--- Begin Raw data ---

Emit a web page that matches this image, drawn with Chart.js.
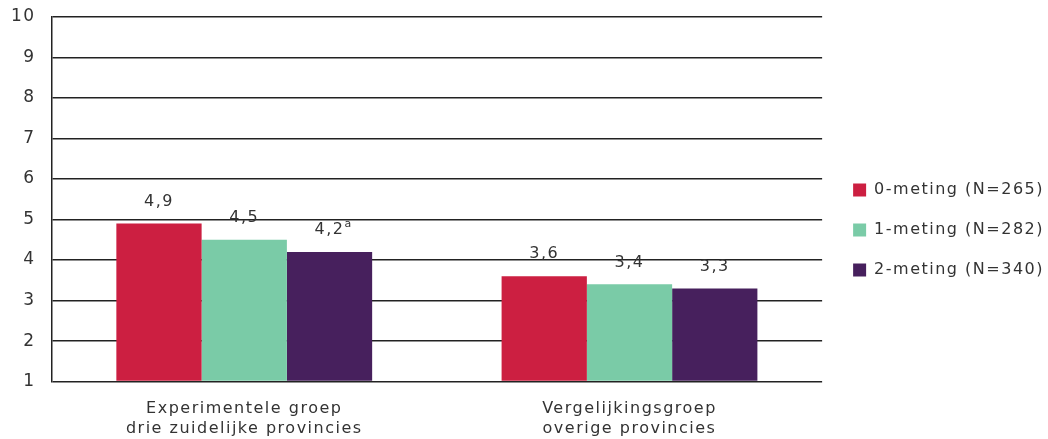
<!DOCTYPE html>
<html>
<head>
<meta charset="utf-8">
<script src="https://cdn.jsdelivr.net/npm/chart.js@4/dist/chart.umd.min.js"></script>
<style>
	html, body { margin: 0; padding: 0; background: #fff; }
	#wrap { width: 1048px; height: 439px; }
</style>
</head>
<body>
<div id="wrap"><canvas id="chart0"></canvas></div>
<script>
// groups on the x axis (two lines each)
const groups = [
	["Experimentele groep", "drie zuidelijke provincies"],
	["Vergelijkingsgroep", "overige provincies"]
];

const seriesNames = ["0-meting (N=265)", "1-meting (N=282)", "2-meting (N=340)"];
const meting0 = [4.9, 3.6];
const meting1 = [4.5, 3.4];
const meting2 = [4.2, 3.3];

// labels shown above the bars, with note marks
const labels0 = ["4,9", "3,6"];
const labels1 = ["4,5", "3,4"];
const labels2 = ["4,2", "3,3"];
const notes2 = ["a", ""];

const yTicks = [1, 2, 3, 4, 5, 6, 7, 8, 9, 10];

const colors = ["#cc1f41", "#7acba7", "#47205d"];
const textColor = "#333333";
const fontFam = "'DejaVu Sans', sans-serif";
const spacing = "1.5px";

const valueLabels = [labels0, labels1, labels2];
const valueNotes = [["", ""], ["", ""], notes2];

// wider letter spacing like the original font
const spacingPlugin = {
	id: "spacing",
	beforeLayout(chart) { chart.ctx.letterSpacing = spacing; },
	beforeDraw(chart) { chart.ctx.letterSpacing = spacing; },
	afterLayout(chart) {
		// nudge legend a bit to the right and down
		chart.legend.left += 7;
		chart.legend.right += 7;
		chart.legend.top += 2;
		chart.legend.bottom += 2;
	}
};

const barLabelPlugin = {
	id: "barLabels",
	afterDatasetsDraw(chart) {
		const ctx = chart.ctx;
		ctx.save();
		ctx.fillStyle = textColor;
		ctx.textBaseline = "middle";
		chart.data.datasets.forEach((ds, i) => {
			const meta = chart.getDatasetMeta(i);
			meta.data.forEach((bar, j) => {
				const txt = valueLabels[i][j];
				const note = valueNotes[i][j];
				ctx.font = "16px " + fontFam;
				const w = ctx.measureText(txt).width;
				ctx.textAlign = "left";
				const x0 = bar.x - w / 2;
				const y0 = bar.y - 22;
				ctx.fillText(txt, x0, y0);
				if (note) {
					ctx.font = "11px " + fontFam;
					ctx.fillText(note, x0 + w, y0 - 6);
				}
			});
		});
		ctx.restore();
	}
};

new Chart("chart0", {
	type: "bar",
	data: {
		labels: groups,
		datasets: [
			{ label: seriesNames[0], data: meting0, backgroundColor: colors[0] },
			{ label: seriesNames[1], data: meting1, backgroundColor: colors[1] },
			{ label: seriesNames[2], data: meting2, backgroundColor: colors[2] }
		]
	},
	options: {
		responsive: true,
		maintainAspectRatio: false,
		animation: false,
		datasets: {
			bar: { categoryPercentage: 0.664, barPercentage: 1.0, base: 1 }
		},
		layout: { padding: { top: 0, right: 1, left: -5, bottom: -17 } },
		plugins: {
			tooltip: { enabled: false },
			legend: {
				position: "right",
				align: "center",
				labels: {
					boxWidth: 13,
					boxHeight: 13,
					padding: 24,
					color: textColor,
					font: { size: 16, family: fontFam }
				}
			}
		},
		scales: {
			x: {
				grid: { display: false, drawTicks: false },
				border: { display: false },
				ticks: {
					color: textColor,
					font: { size: 16, family: fontFam },
					padding: 18
				}
			},
			y: {
				min: 1,
				max: 10,
				afterBuildTicks: (axis) => { axis.ticks = yTicks.map(v => ({ value: v })); },
				afterFit: (axis) => { axis.paddingTop = 17; },
				grid: { color: "#222222", lineWidth: 1.5, drawTicks: false },
				border: { display: true, color: "#222222", width: 1.5 },
				ticks: {
					color: textColor,
					font: { size: 17, family: fontFam },
					padding: 16
				}
			}
		}
	},
	plugins: [spacingPlugin, barLabelPlugin]
});
</script>
</body>
</html>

--- End Raw data ---

Quote, please, every line of the material above from its start through the line that has "7, 8, 9, 10];", reproducing the words exactly and dropping any images.

Task result:
Emit a web page that matches this image, drawn with Chart.js.
<!DOCTYPE html>
<html>
<head>
<meta charset="utf-8">
<script src="https://cdn.jsdelivr.net/npm/chart.js@4/dist/chart.umd.min.js"></script>
<style>
	html, body { margin: 0; padding: 0; background: #fff; }
	#wrap { width: 1048px; height: 439px; }
</style>
</head>
<body>
<div id="wrap"><canvas id="chart0"></canvas></div>
<script>
// groups on the x axis (two lines each)
const groups = [
	["Experimentele groep", "drie zuidelijke provincies"],
	["Vergelijkingsgroep", "overige provincies"]
];

const seriesNames = ["0-meting (N=265)", "1-meting (N=282)", "2-meting (N=340)"];
const meting0 = [4.9, 3.6];
const meting1 = [4.5, 3.4];
const meting2 = [4.2, 3.3];

// labels shown above the bars, with note marks
const labels0 = ["4,9", "3,6"];
const labels1 = ["4,5", "3,4"];
const labels2 = ["4,2", "3,3"];
const notes2 = ["a", ""];

const yTicks = [1, 2, 3, 4, 5, 6, 7, 8, 9, 10];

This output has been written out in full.